Now as we segued back to “class as usual,” the gaming project (in its fourth semester) continues with students able to collaborate face-to-face both in class and in groups outside of class to devise leadership-oriented games that were designed to educate players on essential leadership skills—teamwork, creativity, problem solving and time management, among others.


For this project, I partnered with Dr. Gabrielle Swab as well as gaming industry experts and executives. During the Fall ’21 semester, we worked with over 60 students on the creation of 10 original team leadership games. All told thus far, the gaming project has seen over 210 students create 36 games.


During this particular semester, game prototypes came in all shapes and sizes—both video game based as well as board game versions. Initially, students were introduced to the concept of cooperative strategy games by playing (in-class) “Forbidden Island.” The activity then motivated student teams to conceptualize their own leadership strategy projects. We saw everything from a game centered on a museum heist to one that focused on a mission to space to another that used the TU campus as the setting and background for the project.


Creativity abounded as students ultimately presented their games to the class as well as to a number of esteemed visitors. All presentations included a video of student teams playing their games—this helped to further solidify the experience of student-as-creator.

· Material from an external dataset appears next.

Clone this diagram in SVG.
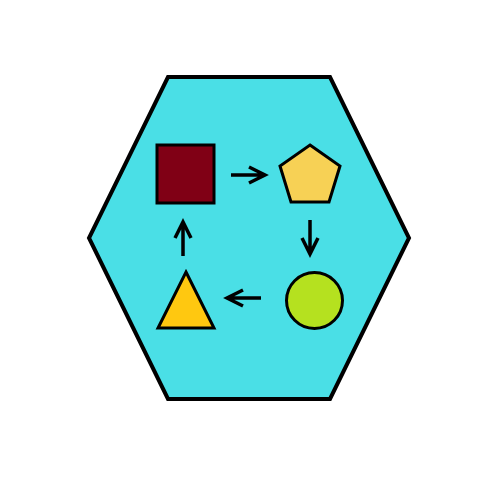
<svg xmlns="http://www.w3.org/2000/svg" width="500" height="500" viewBox="0 0 500 500">
<style>
.sh{stroke:#000;stroke-width:3;stroke-linejoin:miter}
.ar{stroke:#000;stroke-width:3.5;fill:none;stroke-linecap:butt;stroke-linejoin:miter}
</style>
<rect width="500" height="500" fill="#fff"/>
<polygon points="168,77 330,77 409,238 330,399 168,399 89,238" fill="#4adfe6" stroke="#000" stroke-width="4"/>
<g id="square"><rect class="sh" x="157" y="145" width="57" height="58" fill="#800015"/></g>
<g id="pentagon"><polygon class="sh" points="310,145 340,166 329,202 291,202 280,166" fill="#f7d155"/></g>
<g id="circle"><circle class="sh" cx="314.5" cy="300.5" r="28" fill="#b5e11f"/></g>
<g id="triangle"><polygon class="sh" points="186,272 214,328 158,328" fill="#ffc810"/></g>
<g id="connectors">
<path class="ar" d="M231,175 H265 M249,167 L265,175 L249,183"/>
<path class="ar" d="M310,220 V254 M302,238 L310,254 L318,238"/>
<path class="ar" d="M261,298 H227 M243,290 L227,298 L243,306"/>
<path class="ar" d="M183,256 V222 M175,238 L183,222 L191,238"/>
</g>
</svg>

Leadership is in some ways about turning a participatory mindset into a pioneering one and that is precisely what this project was designed to achieve.




Beyond the game creation and presentations, students also had an opportunity during the semester to participate in a 3D printing workshop so that they could develop their own unique game pieces. Yet another means of helping student creators establish agency and thus take control of their project—every single piece of their project.